Perhaps Ingram could have avoided the charge of (neo)colonial and (neo)imperial thinking if he had focused exclusively on a resolutely proceduralist theory that would allow for self-reflective challenges of its own universalist presuppositions. But Ingram differentiates himself from such a Habermasean type of proceduralist theory by moving beyond the principle of rational accountability and defending a substantive theory of justice that contains specific rights and duties. He grounds this substantive theory on Honneth's account of a "deep-seated need to be recognized as an integral personality aspiring to freely develop her agency" (p. 39). Thereby discursive justifications must center on proper interpretations and context-specific applications of that particular need for social recognition, but must not put into question that need's universal moral validity. This appears to be an appealing way of combining a deontological and a teleological approach, but it renders Ingram's approach once again subject to the charge of parochialism. For he would have to show that all individuals globally possess such a need. Ingram does try to do this by arguing that the "Western values of individual dignity, freedom, equality, and democracy emerged as responses to social changes that have now become global, so that this cultural legacy, too, has become global" (p. 42). This is indeed an intriguing thought, but in the absence of any evidence that showed that the underlying sociological claims hold true, Ingram's approach rests on somewhat speculative foundations. What is more, from a philosophical point of view, one would expect a conceptual exploration of how these Western values could be incorporated within or transform the dominant non-Western moral theories. For without such an exploration it remains unclear as to how the globalization of Western values could occur.

Despite these problems, Ingram's book represents a very remarkable scholarly achievement. It examines the political issues pertaining to globalization by relying on a practically oriented critical-theoretical approach that steers a path in between excessively positivist and excessively idealist approaches. Thereby this book is not simply an idle academic exercise, but offers the kind of "activist" or "engaged" normative theory that can be of real value for those who are struggling for emancipation.

REFERENCES

Allen, Amy. 2015. The End of Progress. Columbia University Press.

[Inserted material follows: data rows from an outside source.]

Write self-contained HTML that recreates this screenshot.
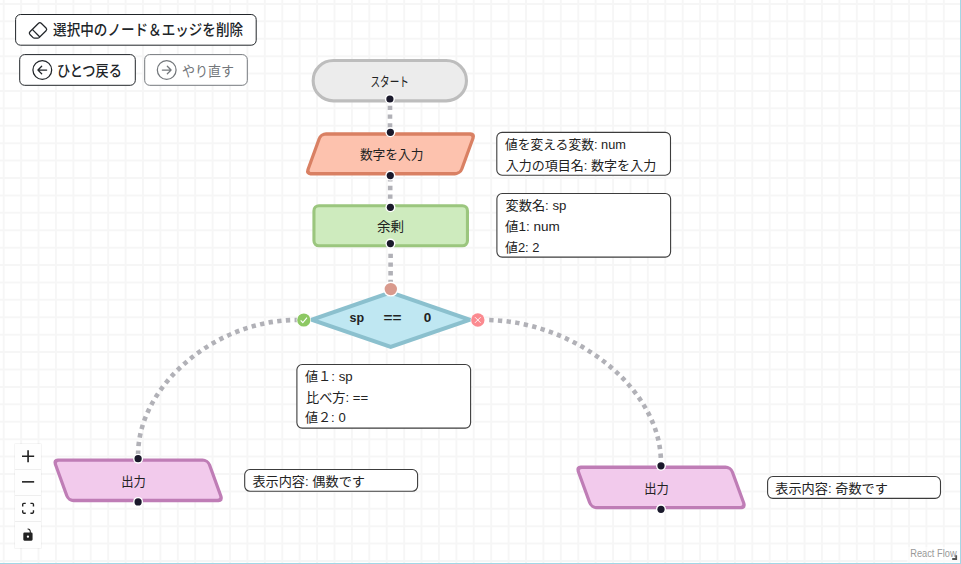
<!DOCTYPE html>
<html lang="ja"><head><meta charset="utf-8"><title>Flowchart</title>
<style>
html,body{margin:0;padding:0;background:#fff;overflow:hidden}
body{width:961px;height:564px;position:relative;font-family:"Liberation Sans",sans-serif}
svg{display:block;position:absolute;left:0;top:0}
svg text{font-family:"Liberation Sans","Noto Sans CJK JP",sans-serif}
.sr{position:absolute;left:0;top:0;width:1px;height:1px;overflow:hidden;clip:rect(0 0 0 0);clip-path:inset(50%);opacity:0;white-space:nowrap}
</style></head><body>
<svg width="961" height="564" viewBox="0 0 961 564">
<path d="M3.7 0V564M21.11 0V564M38.52 0V564M55.93 0V564M73.34 0V564M90.75 0V564M108.16 0V564M125.57 0V564M142.98 0V564M160.39 0V564M177.8 0V564M195.21 0V564M212.62 0V564M230.03 0V564M247.44 0V564M264.85 0V564M282.26 0V564M299.67 0V564M317.08 0V564M334.49 0V564M351.9 0V564M369.31 0V564M386.72 0V564M404.13 0V564M421.54 0V564M438.95 0V564M456.36 0V564M473.77 0V564M491.18 0V564M508.59 0V564M526 0V564M543.41 0V564M560.82 0V564M578.23 0V564M595.64 0V564M613.05 0V564M630.46 0V564M647.87 0V564M665.28 0V564M682.69 0V564M700.1 0V564M717.51 0V564M734.92 0V564M752.33 0V564M769.74 0V564M787.15 0V564M804.56 0V564M821.97 0V564M839.38 0V564M856.79 0V564M874.2 0V564M891.61 0V564M909.02 0V564M926.43 0V564M943.84 0V564M0 3.9H961M0 21.31H961M0 38.72H961M0 56.13H961M0 73.54H961M0 90.95H961M0 108.36H961M0 125.77H961M0 143.18H961M0 160.59H961M0 178H961M0 195.41H961M0 212.82H961M0 230.23H961M0 247.64H961M0 265.05H961M0 282.46H961M0 299.87H961M0 317.28H961M0 334.69H961M0 352.1H961M0 369.51H961M0 386.92H961M0 404.33H961M0 421.74H961M0 439.15H961M0 456.56H961M0 473.97H961M0 491.38H961M0 508.79H961M0 526.2H961M0 543.61H961M0 561.02H961" stroke="#000" stroke-opacity="0.037" stroke-width="2" fill="none"/>
<path d="M390 100V131" fill="none" stroke="#b1b1b7" stroke-width="4.6" stroke-dasharray="4.35 4.35" stroke-dashoffset="2.97"/>
<path d="M390.2 176V206" fill="none" stroke="#b1b1b7" stroke-width="4.6" stroke-dasharray="4.35 4.35" stroke-dashoffset="7.58"/>
<path d="M390.6 249.5V287" fill="none" stroke="#b1b1b7" stroke-width="4.6" stroke-dasharray="4.35 4.35" stroke-dashoffset="4.48"/>
<path d="M296.8 320C215.55 320 138.1 385.68 138.1 454.6" fill="none" stroke="#b1b1b7" stroke-width="4.6" stroke-dasharray="4.35 4.35" stroke-dashoffset="2.1"/>
<path d="M484.8 320C574.96 320 660.9 389.2 660.9 461.8" fill="none" stroke="#b1b1b7" stroke-width="4.6" stroke-dasharray="4.35 4.35" stroke-dashoffset="-4.4"/>
<rect x="313.15" y="60.55" width="153.3" height="40.3" rx="20.2" fill="#ececec" stroke="#bdbdbd" stroke-width="3.1"/>
<text x="370.4" y="85.7" font-size="13" fill="#222" textLength="38.5" lengthAdjust="spacingAndGlyphs">スタート</text>
<circle cx="389.9" cy="99" r="5.0" fill="#fff"/><circle cx="389.9" cy="99" r="3.6" fill="#1a192b"/>
<g transform="translate(390.5 153.85) skewX(-20) translate(-390.5 -153.85)"><rect x="313.7" y="134" width="153.6" height="39.7" rx="4.5" fill="#fdc2ae" stroke="#d98063" stroke-width="3.4"/></g>
<text x="359.9" y="158.6" font-size="13" fill="#222" textLength="63.6" lengthAdjust="spacingAndGlyphs">数字を入力</text>
<circle cx="390.4" cy="132.3" r="5.0" fill="#fff"/><circle cx="390.4" cy="132.3" r="3.6" fill="#1a192b"/>
<circle cx="390.3" cy="175.6" r="5.0" fill="#fff"/><circle cx="390.3" cy="175.6" r="3.6" fill="#1a192b"/>
<rect x="313.95" y="205.75" width="153.5" height="40" rx="5" fill="#ceebbe" stroke="#9bc67e" stroke-width="3.1"/>
<text x="377" y="230.8" font-size="13" fill="#222" textLength="27.1" lengthAdjust="spacingAndGlyphs">余剰</text>
<circle cx="390.4" cy="207.3" r="5.0" fill="#fff"/><circle cx="390.4" cy="207.3" r="3.6" fill="#1a192b"/>
<circle cx="390.4" cy="243.6" r="5.0" fill="#fff"/><circle cx="390.4" cy="243.6" r="3.6" fill="#1a192b"/>
<polygon points="305.5,319.75 390.7,290.3 475.9,319.75 390.7,349.1" fill="#8bc0ce"/>
<polygon points="317.98,319.75 390.7,294.6 463.42,319.75 390.7,344.8" fill="#bfe7f2"/>
<text x="349.6" y="322" font-size="13.5" font-weight="bold" fill="#222" textLength="14.6" lengthAdjust="spacingAndGlyphs">sp</text>
<text x="383.6" y="322" font-size="13.5" font-weight="bold" fill="#222" textLength="18" lengthAdjust="spacingAndGlyphs">==</text>
<text x="423.8" y="322" font-size="13.5" font-weight="bold" fill="#222">0</text>
<circle cx="390.8" cy="289.1" r="7.5" fill="#fff"/><circle cx="390.8" cy="289.1" r="6.2" fill="#d99a8d"/>
<circle cx="303.8" cy="320" r="7.2" fill="#fff"/><circle cx="303.8" cy="320" r="6.6" fill="#8dc863"/>
<path d="M300.7 320.3l2.1 2.3 4.2-5" fill="none" stroke="#fff" stroke-width="1.1" stroke-linejoin="round"/>
<circle cx="477.8" cy="320" r="7.2" fill="#fff"/><circle cx="477.8" cy="320" r="6.7" fill="#fb8a90"/>
<path d="M475 317.2l5.6 5.6M480.6 317.2l-5.6 5.6" fill="none" stroke="#fff" stroke-width="0.9"/>
<g transform="translate(138.15 480.3) skewX(20) translate(-138.15 -480.3)"><rect x="61.2" y="460.1" width="153.9" height="40.4" rx="4.5" fill="#f2caec" stroke="#bf7db6" stroke-width="3.4"/></g>
<text x="121.3" y="485.6" font-size="13" fill="#222" textLength="24.6" lengthAdjust="spacingAndGlyphs">出力</text>
<circle cx="138.1" cy="458.7" r="5.0" fill="#fff"/><circle cx="138.1" cy="458.7" r="3.6" fill="#1a192b"/>
<circle cx="138.1" cy="501.9" r="5.0" fill="#fff"/><circle cx="138.1" cy="501.9" r="3.6" fill="#1a192b"/>
<g transform="translate(661.05 487.4) skewX(20) translate(-661.05 -487.4)"><rect x="584.1" y="467.2" width="153.9" height="40.4" rx="4.5" fill="#f2caec" stroke="#bf7db6" stroke-width="3.4"/></g>
<text x="644.2" y="492.7" font-size="13" fill="#222" textLength="24.6" lengthAdjust="spacingAndGlyphs">出力</text>
<circle cx="661" cy="465.8" r="5.0" fill="#fff"/><circle cx="661" cy="465.8" r="3.6" fill="#1a192b"/>
<circle cx="661" cy="509.3" r="5.0" fill="#fff"/><circle cx="661" cy="509.3" r="3.6" fill="#1a192b"/>
<rect x="496.8" y="132.4" width="173.7" height="42.8" rx="5.3" fill="#fff" stroke="#3c3c3c" stroke-width="1.1"/>
<text x="504.9" y="148.5" font-size="13" fill="#222" textLength="121" lengthAdjust="spacingAndGlyphs">値を変える変数: num</text>
<text x="505.7" y="169.5" font-size="13" fill="#222" textLength="150.5" lengthAdjust="spacingAndGlyphs">入力の項目名: 数字を入力</text>
<rect x="496.9" y="193.5" width="173.7" height="63.6" rx="5.3" fill="#fff" stroke="#3c3c3c" stroke-width="1.1"/>
<text x="505.5" y="210.1" font-size="13" fill="#222" textLength="60.9" lengthAdjust="spacingAndGlyphs">変数名: sp</text>
<text x="505" y="230.7" font-size="13" fill="#222" textLength="54.8" lengthAdjust="spacingAndGlyphs">値1: num</text>
<text x="505" y="251.5" font-size="13" fill="#222" textLength="34.5" lengthAdjust="spacingAndGlyphs">値2: 2</text>
<rect x="296.9" y="364.5" width="173.7" height="63.6" rx="5.3" fill="#fff" stroke="#3c3c3c" stroke-width="1.1"/>
<text x="304.9" y="380.5" font-size="13" fill="#222" textLength="47.8" lengthAdjust="spacingAndGlyphs">値１: sp</text>
<text x="306.1" y="401.5" font-size="13" fill="#222" textLength="62" lengthAdjust="spacingAndGlyphs">比べ方: ==</text>
<text x="304.9" y="421.9" font-size="13" fill="#222" textLength="40.8" lengthAdjust="spacingAndGlyphs">値２: 0</text>
<rect x="244.7" y="469.5" width="172.9" height="21.8" rx="5.3" fill="#fff" stroke="#3c3c3c" stroke-width="1.1"/>
<text x="252.4" y="485.6" font-size="13" fill="#222" textLength="112.6" lengthAdjust="spacingAndGlyphs">表示内容: 偶数です</text>
<rect x="767.6" y="476.5" width="172.9" height="21.9" rx="5.3" fill="#fff" stroke="#3c3c3c" stroke-width="1.1"/>
<text x="775.3" y="492.7" font-size="13" fill="#222" textLength="112.6" lengthAdjust="spacingAndGlyphs">表示内容: 奇数です</text>
<rect x="15.6" y="14.5" width="240.6" height="30.7" rx="5" fill="#fff" stroke="#212529" stroke-width="1"/>
<path transform="translate(28 20) scale(1.25)" fill="#212529" fill-rule="evenodd" d="M8.086 2.207a2 2 0 0 1 2.828 0l3.879 3.879a2 2 0 0 1 0 2.828l-5.5 5.5A2 2 0 0 1 7.879 15H5.12a2 2 0 0 1-1.414-.586l-2.5-2.5a2 2 0 0 1 0-2.828l6.879-6.879zm2.121.707a1 1 0 0 0-1.414 0L4.16 7.547l5.293 5.293 4.633-4.633a1 1 0 0 0 0-1.414l-3.879-3.879zM8.746 13.547 3.453 8.254 1.914 9.793a1 1 0 0 0 0 1.414l2.5 2.5a1 1 0 0 0 .707.293H7.88a1 1 0 0 0 .707-.293l.16-.16z"/>
<text x="53.1" y="35.3" font-size="15" font-weight="500" fill="#212529" textLength="190" lengthAdjust="spacingAndGlyphs">選択中のノード＆エッジを削除</text>
<rect x="19.7" y="54.6" width="115.6" height="30.7" rx="5" fill="#fff" stroke="#212529" stroke-width="1"/>
<path transform="translate(32.3 60) scale(1.25)" fill="#212529" fill-rule="evenodd" d="M1 8a7 7 0 1 0 14 0A7 7 0 0 0 1 8zm15 0A8 8 0 1 1 0 8a8 8 0 0 1 16 0zm-4.5-.5a.5.5 0 0 1 0 1H5.707l2.147 2.146a.5.5 0 0 1-.708.708l-3-3a.5.5 0 0 1 0-.708l3-3a.5.5 0 1 1 .708.708L5.707 7.5H11.5z"/>
<text x="57" y="75.5" font-size="15" font-weight="500" fill="#212529" textLength="64.8" lengthAdjust="spacingAndGlyphs">ひとつ戻る</text>
<rect x="144.7" y="54.6" width="102.6" height="30.7" rx="5" fill="#fff" stroke="#75797d" stroke-width="1"/>
<path transform="translate(156.7 60) scale(1.25)" fill="#73777b" fill-rule="evenodd" d="M1 8a7 7 0 1 0 14 0A7 7 0 0 0 1 8zm15 0A8 8 0 1 1 0 8a8 8 0 0 1 16 0zM4.5 7.5a.5.5 0 0 0 0 1h5.793l-2.147 2.146a.5.5 0 0 0 .708.708l3-3a.5.5 0 0 0 0-.708l-3-3a.5.5 0 1 0-.708.708L10.293 7.5H4.5z"/>
<text x="182" y="75.5" font-size="14" fill="#72767a" textLength="52" lengthAdjust="spacingAndGlyphs">やり直す</text>
<rect x="14" y="443" width="28" height="106" fill="rgba(0,0,0,0.04)" rx="1.5"/><rect x="15" y="444" width="26" height="104" fill="#fefefe"/>
<path d="M15 469.5H41M15 495.5H41M15 521.5H41" stroke="#eee" stroke-width="1"/>
<path transform="translate(22 450.2) scale(0.38)" fill="#222" d="M32 18.133H18.133V32h-4.266V18.133H0v-4.266h13.867V0h4.266v13.867H32z"/>
<path transform="translate(22 481.06) scale(0.38)" fill="#222" d="M0 0h32v4.2H0z"/>
<path transform="translate(22 502.68) scale(0.38)" fill="#222" d="M3.692 4.63c0-.53.4-.938.939-.938h5.215V0H4.708C2.13 0 0 2.054 0 4.63v5.216h3.692V4.631zM27.354 0h-5.2v3.692h5.17c.53 0 .984.4.984.939v5.215H32V4.631A4.624 4.624 0 0027.354 0zm.954 24.83c0 .532-.4.94-.939.94h-5.215v3.768h5.215c2.577 0 4.631-2.13 4.631-4.707v-5.139h-3.692v5.139zm-23.677.94c-.531 0-.939-.4-.939-.94v-5.138H0v5.139c0 2.577 2.13 4.707 4.708 4.707h5.138V25.77H4.631z"/>
<path transform="translate(23.31 528.5) scale(0.38)" fill="#222" d="M21.333 10.667H19.81V7.619C19.81 3.429 16.38 0 12.19 0c-4.114 1.828-1.37 2.133.305 2.438 1.676.305 4.42 2.59 4.42 5.181v3.048H3.047A3.056 3.056 0 000 13.714v15.238A3.056 3.056 0 003.048 32h18.285a3.056 3.056 0 003.048-3.048V13.714a3.056 3.056 0 00-3.048-3.047zM12.19 24.533a3.056 3.056 0 01-3.047-3.047 3.056 3.056 0 013.047-3.048 3.056 3.056 0 013.048 3.048 3.056 3.056 0 01-3.048 3.047z"/>
<rect x="907" y="547" width="53" height="16" fill="rgba(255,255,255,0.5)"/>
<text x="910.2" y="556.8" font-size="10" fill="#999" textLength="46.4" lengthAdjust="spacingAndGlyphs">React Flow</text>
<path d="M952.2 559h4V555.3" fill="none" stroke="#555" stroke-width="1.8"/>
<path d="M960.5 0V564M0 563.5H961" stroke="#a3d7e6" stroke-width="1" fill="none"/>
</svg>
<div class="sr">
<button>選択中のノード＆エッジを削除</button><button>ひとつ戻る</button><button disabled>やり直す</button>
<p>スタート</p><p>数字を入力</p><p>値を変える変数: num</p><p>入力の項目名: 数字を入力</p>
<p>余剰</p><p>変数名: sp</p><p>値1: num</p><p>値2: 2</p>
<p>sp == 0</p><p>値１: sp</p><p>比べ方: ==</p><p>値２: 0</p>
<p>出力</p><p>表示内容: 偶数です</p><p>出力</p><p>表示内容: 奇数です</p><p>React Flow</p>
</div>
</body></html>
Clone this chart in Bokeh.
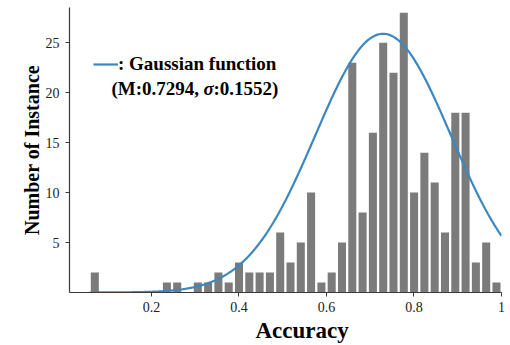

Baran, Paul. 1957. The Political Economy of Growth. Monthly Review.

Carens, Joseph. 2013. The Ethics of Immigration. Oxford University Press.

Crocker, David. 2008. Ethics of Global Development. Cambridge University Press.

Frank, André. 1975. Capitalist Underdevelopment. Oxford University Press.

Goulet, Denis. 1995. Development Ethics. The Apex Press.

Hassoun, Nicole. 2012. Globalization and Global Justice. Cambridge University Press.

Honneth, Axel. 2014. Freedom's Right. Columbia University Press.

James, Aaron. 2012. Fairness in Practice. Oxford University Press.

Miller, David. 2016. Strangers in Our Midst. Harvard University Press.